孔子の後、諸子百家たちの論争によって中国思想は哲学と言える論理体系が出来上がっていったみたい
「論語」
道
朝(あした)に道を聞かば、夕(ゆうべ)に死すとも可なり
もし朝に道を悟れたら、夕方に死んでもいいという意味。
道の大切さを説きました。
克己復礼(こっきふくれい)
己に勝ちて、礼に返るを、仁となす
自分の欲望に勝ち、礼に立ち返ることが仁だ、という意味。
克己復礼(こっきふくれい)を読み下したものです。
人生は楽しいものだ
学びて時にこれを習う。また説(よろこ)ばしからずや。
朋(とも)あり、遠方より来る。また楽しからずや。
人知らずしていきどおらず、また君子ならずや。
>>ブッダの教え
- 君子⇒仁の実現と自己の道徳的感性を目指す
- 小人⇒君子と比較されるときによく用いられる、自分の目先の利益のみを考える自己中心のつまらない人間
恕(他人への思いやりの心)
己の欲せざるところは人に施すことなかれ
自分がして欲しくないことを、人にしてはいけないという意味。
恕(他人への思いやりの心)。
キリスト教的な「自分がしてほしいことを人にするべき」という考え方とは違います。
>>イエスの教え
現実に関心を向ける
怪力乱神を語らず
「まだ現実もわからないのに死後のことなどわからない。
怪しげな力や神については語らない。
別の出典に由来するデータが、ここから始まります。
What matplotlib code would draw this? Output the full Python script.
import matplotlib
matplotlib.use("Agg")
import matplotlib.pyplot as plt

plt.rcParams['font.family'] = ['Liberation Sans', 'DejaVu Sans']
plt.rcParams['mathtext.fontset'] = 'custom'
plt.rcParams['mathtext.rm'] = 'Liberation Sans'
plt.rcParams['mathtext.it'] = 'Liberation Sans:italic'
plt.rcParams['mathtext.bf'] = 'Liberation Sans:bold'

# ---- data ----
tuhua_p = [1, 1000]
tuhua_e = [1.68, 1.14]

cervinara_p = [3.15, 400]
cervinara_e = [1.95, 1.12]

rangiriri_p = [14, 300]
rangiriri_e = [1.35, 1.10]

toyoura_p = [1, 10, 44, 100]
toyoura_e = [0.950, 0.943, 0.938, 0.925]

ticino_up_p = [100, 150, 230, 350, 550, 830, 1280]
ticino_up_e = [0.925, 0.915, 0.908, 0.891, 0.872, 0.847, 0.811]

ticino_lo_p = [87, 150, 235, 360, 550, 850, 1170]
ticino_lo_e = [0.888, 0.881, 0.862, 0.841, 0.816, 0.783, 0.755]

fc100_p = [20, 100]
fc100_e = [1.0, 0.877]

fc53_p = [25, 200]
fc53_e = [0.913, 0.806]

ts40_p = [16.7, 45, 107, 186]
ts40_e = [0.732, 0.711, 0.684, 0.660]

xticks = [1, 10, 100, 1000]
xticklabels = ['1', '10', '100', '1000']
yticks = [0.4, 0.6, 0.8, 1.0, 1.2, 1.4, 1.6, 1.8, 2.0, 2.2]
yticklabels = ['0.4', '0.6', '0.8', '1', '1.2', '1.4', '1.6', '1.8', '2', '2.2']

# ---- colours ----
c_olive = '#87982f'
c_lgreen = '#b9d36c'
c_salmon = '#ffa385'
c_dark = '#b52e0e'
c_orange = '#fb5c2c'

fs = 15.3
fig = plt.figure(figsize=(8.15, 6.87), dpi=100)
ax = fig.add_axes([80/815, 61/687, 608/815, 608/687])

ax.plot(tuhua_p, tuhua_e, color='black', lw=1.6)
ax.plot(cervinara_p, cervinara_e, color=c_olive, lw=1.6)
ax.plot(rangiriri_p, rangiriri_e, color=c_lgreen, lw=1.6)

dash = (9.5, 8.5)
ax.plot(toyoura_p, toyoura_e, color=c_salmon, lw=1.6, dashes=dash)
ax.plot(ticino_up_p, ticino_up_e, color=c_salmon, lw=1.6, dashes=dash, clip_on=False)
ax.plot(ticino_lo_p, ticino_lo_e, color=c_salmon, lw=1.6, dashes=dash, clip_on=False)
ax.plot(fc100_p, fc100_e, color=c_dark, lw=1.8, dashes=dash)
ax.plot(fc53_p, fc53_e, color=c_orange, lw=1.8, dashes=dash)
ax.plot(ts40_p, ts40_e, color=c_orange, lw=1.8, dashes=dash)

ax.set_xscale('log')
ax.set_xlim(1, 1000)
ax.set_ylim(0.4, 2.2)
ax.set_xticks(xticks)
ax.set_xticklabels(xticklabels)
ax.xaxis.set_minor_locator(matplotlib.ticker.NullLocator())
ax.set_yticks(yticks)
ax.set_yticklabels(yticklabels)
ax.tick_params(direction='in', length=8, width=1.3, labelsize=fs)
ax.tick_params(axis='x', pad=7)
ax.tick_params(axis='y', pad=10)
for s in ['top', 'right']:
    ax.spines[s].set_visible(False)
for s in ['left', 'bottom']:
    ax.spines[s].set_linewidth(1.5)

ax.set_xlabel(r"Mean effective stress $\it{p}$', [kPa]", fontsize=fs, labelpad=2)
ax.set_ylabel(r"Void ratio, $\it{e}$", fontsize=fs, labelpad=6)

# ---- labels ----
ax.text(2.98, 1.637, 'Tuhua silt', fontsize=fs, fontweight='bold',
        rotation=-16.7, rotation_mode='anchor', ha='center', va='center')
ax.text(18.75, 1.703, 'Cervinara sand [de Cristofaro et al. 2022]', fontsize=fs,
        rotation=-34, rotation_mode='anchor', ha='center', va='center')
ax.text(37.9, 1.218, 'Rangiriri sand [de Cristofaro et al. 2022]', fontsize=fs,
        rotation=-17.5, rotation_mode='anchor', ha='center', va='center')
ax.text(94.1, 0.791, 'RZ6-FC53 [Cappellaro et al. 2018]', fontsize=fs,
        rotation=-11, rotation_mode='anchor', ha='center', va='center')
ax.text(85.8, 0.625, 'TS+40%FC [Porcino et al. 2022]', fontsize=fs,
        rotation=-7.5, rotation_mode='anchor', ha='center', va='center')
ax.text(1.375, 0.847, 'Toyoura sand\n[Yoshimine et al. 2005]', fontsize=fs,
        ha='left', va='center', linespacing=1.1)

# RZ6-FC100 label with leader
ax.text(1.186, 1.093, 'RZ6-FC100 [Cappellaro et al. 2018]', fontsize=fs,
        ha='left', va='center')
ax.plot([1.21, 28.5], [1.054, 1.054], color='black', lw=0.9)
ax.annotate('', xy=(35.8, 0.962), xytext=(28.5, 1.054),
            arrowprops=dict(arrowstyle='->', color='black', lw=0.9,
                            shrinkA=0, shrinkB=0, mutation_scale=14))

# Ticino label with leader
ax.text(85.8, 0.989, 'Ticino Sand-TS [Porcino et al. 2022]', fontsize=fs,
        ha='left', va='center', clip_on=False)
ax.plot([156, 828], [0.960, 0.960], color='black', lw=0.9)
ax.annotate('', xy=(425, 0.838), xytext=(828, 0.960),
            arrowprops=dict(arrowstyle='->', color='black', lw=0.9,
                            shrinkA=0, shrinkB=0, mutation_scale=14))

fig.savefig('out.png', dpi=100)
」という意味。
孔子は超自然的なことは語りません。
これが宗教を基礎におく西洋との大きな違い。
宗教を基礎におかなくても、道徳が考えられるという視点になります。
天とは知るもの
吾、十有五にして学に志す。三十にして立つ。
四十にして惑わず、五十にして天命を知る。六十にして耳順(したが)う。
七十にして心の欲するところに従いて、矩(のり)をこえず。
「私が十五歳で学問を志した。三十歳で方向性が決まった。四十で惑うことがなくなった。
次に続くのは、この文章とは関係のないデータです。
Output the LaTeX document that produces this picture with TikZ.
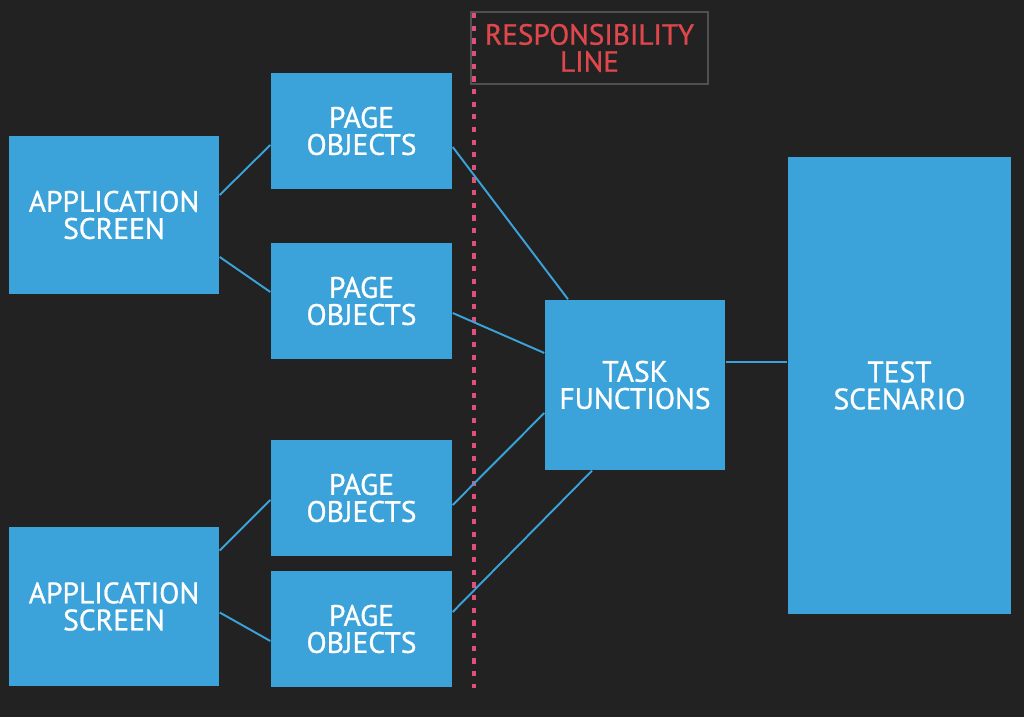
\documentclass[tikz,border=0pt]{standalone}
\usepackage{fontspec}
\setmainfont{PT Sans}[BoldFont=PT Sans, BoldFeatures={FakeBold=0.9}]
\usetikzlibrary{calc}
\definecolor{bgdark}{HTML}{222222}
\definecolor{boxblue}{HTML}{3BA3D9}
\definecolor{resred}{HTML}{E0474C}
\definecolor{linepink}{HTML}{E0507A}
\definecolor{framegray}{HTML}{505050}

\begin{document}
\begin{tikzpicture}[
  blk/.style={fill=boxblue, text=white, align=center, inner sep=0pt,
    font=\fontsize{8.4}{7.7}\selectfont\bfseries},
  conn/.style={boxblue, line width=0.55pt}]
  \fill[bgdark] (0,0) rectangle (10.24,-7.17);
  \useasboundingbox (0,0) rectangle (10.24,-7.17);

  \node[blk, minimum width=2.10cm, minimum height=1.58cm] (as1) at (1.14,-2.15) {APPLICATION\\SCREEN};
  \node[blk, minimum width=2.10cm, minimum height=1.59cm] (as2) at (1.14,-6.065) {APPLICATION\\SCREEN};

  \node[blk, minimum width=1.81cm, minimum height=1.16cm] (po1) at (3.615,-1.31) {PAGE\\OBJECTS};
  \node[blk, minimum width=1.81cm, minimum height=1.16cm] (po2) at (3.615,-3.01) {PAGE\\OBJECTS};
  \node[blk, minimum width=1.81cm, minimum height=1.16cm] (po3) at (3.615,-4.98) {PAGE\\OBJECTS};
  \node[blk, minimum width=1.81cm, minimum height=1.16cm] (po4) at (3.615,-6.29) {PAGE\\OBJECTS};

  \node[blk, minimum width=1.80cm, minimum height=1.70cm] (task) at (6.35,-3.85) {TASK\\FUNCTIONS};
  \node[blk, minimum width=2.23cm, minimum height=4.57cm] (test) at (8.995,-3.855) {TEST\\SCENARIO};

  \node[draw=framegray, line width=0.6pt, text=resred, align=center, inner sep=0pt,
    minimum width=2.37cm, minimum height=0.72cm,
    font=\fontsize{8.3}{7.7}\selectfont\bfseries] (resp) at (5.895,-0.48) {RESPONSIBILITY\\LINE};

  \coordinate (rtop) at (4.74,-0.13);
  \coordinate (rbot) at (4.74,-6.88);
  \draw[linepink, line width=0.9pt, dash pattern=on 1.5pt off 2.1pt] (rtop) -- (rbot);

  \draw[conn] ([yshift=0.20cm]as1.east) -- ([yshift=-0.14cm]po1.west);
  \draw[conn] ([yshift=-0.42cm]as1.east) -- ([yshift=0.09cm]po2.west);
  \draw[conn] ([yshift=0.56cm]as2.east) -- ([yshift=-0.02cm]po3.west);
  \draw[conn] ([yshift=-0.06cm]as2.east) -- ([yshift=-0.12cm]po4.west);

  \draw[conn] ([yshift=-0.16cm]po1.east) -- ([xshift=-0.67cm]task.north);
  \draw[conn] ([yshift=-0.12cm]po2.east) -- ([yshift=0.32cm]task.west);
  \draw[conn] ([yshift=-0.07cm]po3.east) -- ([yshift=-0.28cm]task.west);
  \draw[conn] ([yshift=0.17cm]po4.east) -- ([xshift=-0.43cm]task.south);

  \draw[conn] ([yshift=0.23cm]task.east) -- ([yshift=0.23cm]task.east -| test.west);
\end{tikzpicture}
\end{document}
五十歳で自分の使命を知った。六十歳で何を聞いても受け入れられるようになった。
七十歳で心のおもむくままに行動しても、道徳から外れなくなった」という意味。
志学、而立、不惑、知命、耳順、従心の語源です。
ここで天がありますが、中国では天をすべての神の上にたつ超越的なもので、自然界・人間界を支配するものとして信仰していました。
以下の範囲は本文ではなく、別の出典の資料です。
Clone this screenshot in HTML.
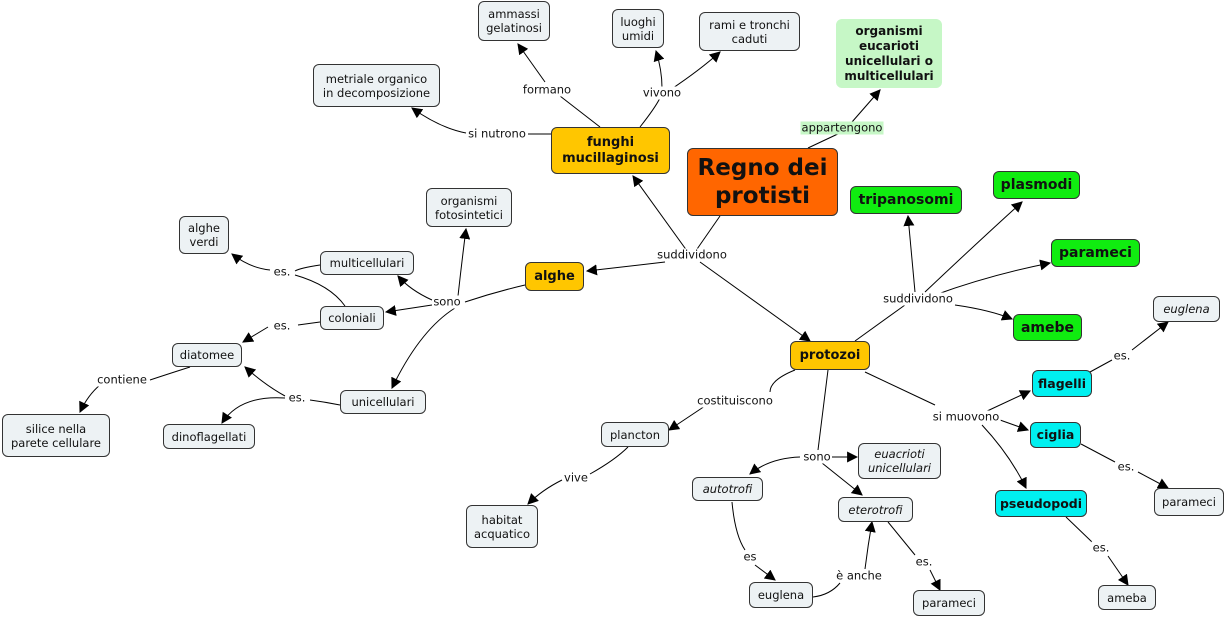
<!DOCTYPE html>
<html><head><meta charset="utf-8"><style>
body{margin:0;width:1226px;height:621px;background:#fff;position:relative;overflow:hidden;font-family:"DejaVu Sans","Liberation Sans",sans-serif;}
.n{position:absolute;box-sizing:border-box;border:1px solid #333;border-radius:6px;background:#edf2f4;display:flex;align-items:center;justify-content:center;text-align:center;font-size:11.5px;line-height:14px;color:#111;}
.b{font-weight:bold;font-size:13px;line-height:16px;}
.o{background:#ffc600;}
.g{background:#10ec10;font-size:14px;}
.c{background:#00f0f0;font-size:12.5px;}
.i{font-style:italic;}
.l{position:absolute;font-size:11.5px;background:#fff;transform:translate(-50%,-50%);white-space:nowrap;line-height:13px;color:#111;padding:0 1px;}
svg{position:absolute;left:0;top:0;}
</style></head><body>
<svg width="1226" height="621">
<defs><marker id="a" viewBox="0 0 10 10" refX="9" refY="5" markerWidth="11" markerHeight="11" orient="auto-start-reverse" markerUnits="userSpaceOnUse"><path d="M0,0 L10,5 L0,10 z" fill="#000"/></marker></defs>
<g stroke="#000" stroke-width="1" fill="none">
<path d="M720,216 L695,252"/><path d="M690,255 L633,176" marker-end="url(#a)"/><path d="M665,262 L587,271" marker-end="url(#a)"/><path d="M700,262 L810,341" marker-end="url(#a)"/>
<path d="M808,148 L842,132"/><path d="M852,122 L880,90" marker-end="url(#a)"/>
<path d="M551,134 L528,134"/><path d="M466,133 Q440,128 412,108" marker-end="url(#a)"/>
<path d="M600,127 L560,96"/><path d="M545,82 L518,44" marker-end="url(#a)"/>
<path d="M640,127 Q655,108 660,98"/><path d="M662,88 Q662,70 656,51" marker-end="url(#a)"/><path d="M670,90 Q700,70 720,52" marker-end="url(#a)"/>
<path d="M525,285 Q495,292 465,302"/><path d="M458,296 Q462,260 466,229" marker-end="url(#a)"/><path d="M432,300 Q410,290 398,276" marker-end="url(#a)"/><path d="M432,305 L386,312" marker-end="url(#a)"/><path d="M455,308 Q420,330 392,388" marker-end="url(#a)"/>
<path d="M320,265 Q300,268 295,271"/><path d="M270,270 Q250,268 232,254" marker-end="url(#a)"/><path d="M345,306 Q330,285 295,275"/>
<path d="M320,322 L298,325"/><path d="M268,327 L243,342" marker-end="url(#a)"/>
<path d="M340,405 Q325,402 310,400"/><path d="M285,396 Q265,385 245,367" marker-end="url(#a)"/><path d="M285,398 Q240,395 222,423" marker-end="url(#a)"/>
<path d="M190,367 Q165,375 150,380"/><path d="M100,385 Q88,395 80,412" marker-end="url(#a)"/>
<path d="M855,341 L905,305"/><path d="M915,292 L908,216" marker-end="url(#a)"/><path d="M925,292 Q980,240 1022,202" marker-end="url(#a)"/><path d="M935,295 Q990,275 1050,263" marker-end="url(#a)"/><path d="M955,305 Q990,310 1012,319" marker-end="url(#a)"/>
<path d="M795,370 Q770,380 770,392"/><path d="M705,406 L669,430" marker-end="url(#a)"/>
<path d="M828,370 L818,450"/><path d="M832,457 L857,457" marker-end="url(#a)"/><path d="M800,457 Q770,458 750,474" marker-end="url(#a)"/><path d="M822,463 L862,495" marker-end="url(#a)"/>
<path d="M865,372 L935,405"/><path d="M985,412 L1030,391" marker-end="url(#a)"/><path d="M1000,420 L1028,430" marker-end="url(#a)"/><path d="M982,425 Q1010,455 1026,488" marker-end="url(#a)"/>
<path d="M1090,372 L1112,360"/><path d="M1132,350 L1168,322" marker-end="url(#a)"/>
<path d="M1081,444 L1115,462"/><path d="M1138,472 L1168,488" marker-end="url(#a)"/>
<path d="M1066,517 L1092,542"/><path d="M1108,556 L1128,585" marker-end="url(#a)"/>
<path d="M628,447 Q615,460 590,474"/><path d="M562,480 Q542,490 528,504" marker-end="url(#a)"/>
<path d="M732,502 Q735,535 745,550"/><path d="M755,565 L775,580" marker-end="url(#a)"/>
<path d="M813,597 Q830,595 840,583"/><path d="M865,569 Q868,545 872,522" marker-end="url(#a)"/>
<path d="M888,522 L915,555"/><path d="M930,570 L940,590" marker-end="url(#a)"/>
</g></svg>
<div class="n" style="left:478px;top:1px;width:72px;height:40px">ammassi<br>gelatinosi</div>
<div class="n" style="left:612px;top:9px;width:52px;height:39px">luoghi<br>umidi</div>
<div class="n" style="left:699px;top:12px;width:101px;height:39px">rami e tronchi<br>caduti</div>
<div class="n b" style="left:836px;top:19px;width:106px;height:69px;background:#c6f7c6;border-color:#c6f7c6;font-size:12px;line-height:15px">organismi<br>eucarioti<br>unicellulari o<br>multicellulari</div>
<div class="n" style="left:313px;top:64px;width:127px;height:43px">metriale organico<br>in decomposizione</div>
<div class="n b o" style="left:551px;top:127px;width:119px;height:47px">funghi<br>mucillaginosi</div>
<div class="n b" style="left:687px;top:148px;width:151px;height:68px;background:#ff6600;font-size:23px;line-height:28px">Regno dei<br>protisti</div>
<div class="n b g" style="left:850px;top:186px;width:112px;height:28px">tripanosomi</div>
<div class="n b g" style="left:993px;top:171px;width:87px;height:28px">plasmodi</div>
<div class="n b g" style="left:1051px;top:239px;width:89px;height:28px">parameci</div>
<div class="n b g" style="left:1013px;top:314px;width:69px;height:27px">amebe</div>
<div class="n" style="left:426px;top:188px;width:86px;height:39px">organismi<br>fotosintetici</div>
<div class="n" style="left:179px;top:216px;width:50px;height:38px">alghe<br>verdi</div>
<div class="n" style="left:320px;top:251px;width:94px;height:24px">multicellulari</div>
<div class="n b o" style="left:525px;top:262px;width:59px;height:29px">alghe</div>
<div class="n" style="left:320px;top:306px;width:64px;height:24px">coloniali</div>
<div class="n" style="left:172px;top:343px;width:70px;height:24px">diatomee</div>
<div class="n" style="left:340px;top:390px;width:86px;height:24px">unicellulari</div>
<div class="n" style="left:2px;top:414px;width:108px;height:43px">silice nella<br>parete cellulare</div>
<div class="n" style="left:163px;top:424px;width:92px;height:25px">dinoflagellati</div>
<div class="n b o" style="left:790px;top:341px;width:80px;height:29px">protozoi</div>
<div class="n i" style="left:1153px;top:296px;width:67px;height:26px">euglena</div>
<div class="n b c" style="left:1032px;top:370px;width:60px;height:27px">flagelli</div>
<div class="n b c" style="left:1030px;top:422px;width:51px;height:26px">ciglia</div>
<div class="n b c" style="left:995px;top:490px;width:92px;height:27px">pseudopodi</div>
<div class="n" style="left:1154px;top:488px;width:70px;height:28px">parameci</div>
<div class="n" style="left:601px;top:422px;width:68px;height:25px">plancton</div>
<div class="n i" style="left:858px;top:443px;width:83px;height:36px">euacrioti<br>unicellulari</div>
<div class="n i" style="left:692px;top:477px;width:71px;height:24px">autotrofi</div>
<div class="n i" style="left:838px;top:497px;width:75px;height:25px">eterotrofi</div>
<div class="n" style="left:466px;top:505px;width:72px;height:43px">habitat<br>acquatico</div>
<div class="n" style="left:749px;top:582px;width:64px;height:26px">euglena</div>
<div class="n" style="left:913px;top:590px;width:72px;height:26px">parameci</div>
<div class="n" style="left:1098px;top:585px;width:58px;height:25px">ameba</div>
<span class="l" style="left:692px;top:255px">suddividono</span>
<span class="l" style="left:842px;top:128px;background:#c6f7c6">appartengono</span>
<span class="l" style="left:497px;top:134px">si nutrono</span>
<span class="l" style="left:547px;top:90px">formano</span>
<span class="l" style="left:662px;top:93px">vivono</span>
<span class="l" style="left:447px;top:302px">sono</span>
<span class="l" style="left:282px;top:272px">es.</span>
<span class="l" style="left:282px;top:326px">es.</span>
<span class="l" style="left:297px;top:398px">es.</span>
<span class="l" style="left:122px;top:380px">contiene</span>
<span class="l" style="left:918px;top:299px">suddividono</span>
<span class="l" style="left:735px;top:401px">costituiscono</span>
<span class="l" style="left:817px;top:457px">sono</span>
<span class="l" style="left:966px;top:417px">si muovono</span>
<span class="l" style="left:1122px;top:356px">es.</span>
<span class="l" style="left:1126px;top:467px">es.</span>
<span class="l" style="left:1101px;top:548px">es.</span>
<span class="l" style="left:576px;top:478px">vive</span>
<span class="l" style="left:750px;top:557px">es</span>
<span class="l" style="left:859px;top:576px">è anche</span>
<span class="l" style="left:924px;top:562px">es.</span>
</body></html>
例えば、政治がうまくいかないときは、天命によって悪い王から善い王に変わります。
「論語」はここまでにして、政治についてもふれます。
孔子の徳治主義
孔子は徳治主義を説きました。
すべての人間がまずみずからを修めて仁に向かい、人徳をそなえた人がその感化によって政治をおこなえば、社会の秩序は安定する。
つまり、法と刑罰による統治(法治主義)を退けました。
人徳を修めた人がその徳の感化によって人々を治めるという修己治人の考え方です。